# [Suche] Tutorial über Corel Painter



## gustavmega (5. Juli 2004)

Hallo,

ich suche ein Tutorial über Corel Painter.


Danke im Voraus.

Gruß
G.M.


----------



## bembulak (24. August 2004)

*Painter tutorial*

Hallo!

Erst mal wäre interessant, welche Version es ist.

Aber:

Ich hatte den Painter mal als Zugabe zu einem Zeichentablet dabei.

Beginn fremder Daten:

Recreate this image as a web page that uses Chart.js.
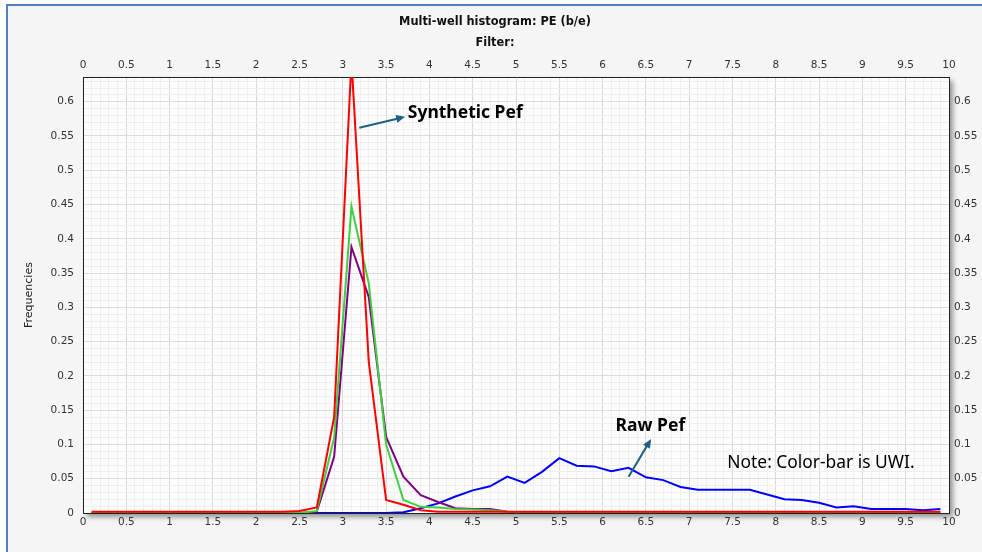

Da war ein Handbuch mit Tutorials dabei, das war schon sehr hilfreich.

Ich müsst mal nachsehen, ob ich das noch wo liegen habe, denke aber schon.

mfg


----------



## gustavmega (24. August 2004)

es wäre super  , es handelt sich um COREL PAINTER 8.0 deutsch.

Gruß,
G.M.


----------



## bembulak (27. August 2004)

*Tutorial für Corel Painter*

Hallo!

Ich werd jetzt mal ein bisschen Stöbern und hoffe, dass ich was finde.
Wenn ich's hab, meld ich mich und schick es dir dann via Mail, wenn du willst.

Kann aber ein paar Tage dauern - also bitte nicht böse sein.

bis bald,


b3mBul@k


----------



## gustavmega (27. August 2004)

böse sein?  Ich bin sehr dankbar, dass Du es mir überhaupt anbietest  .

Gruß,
G.M.


----------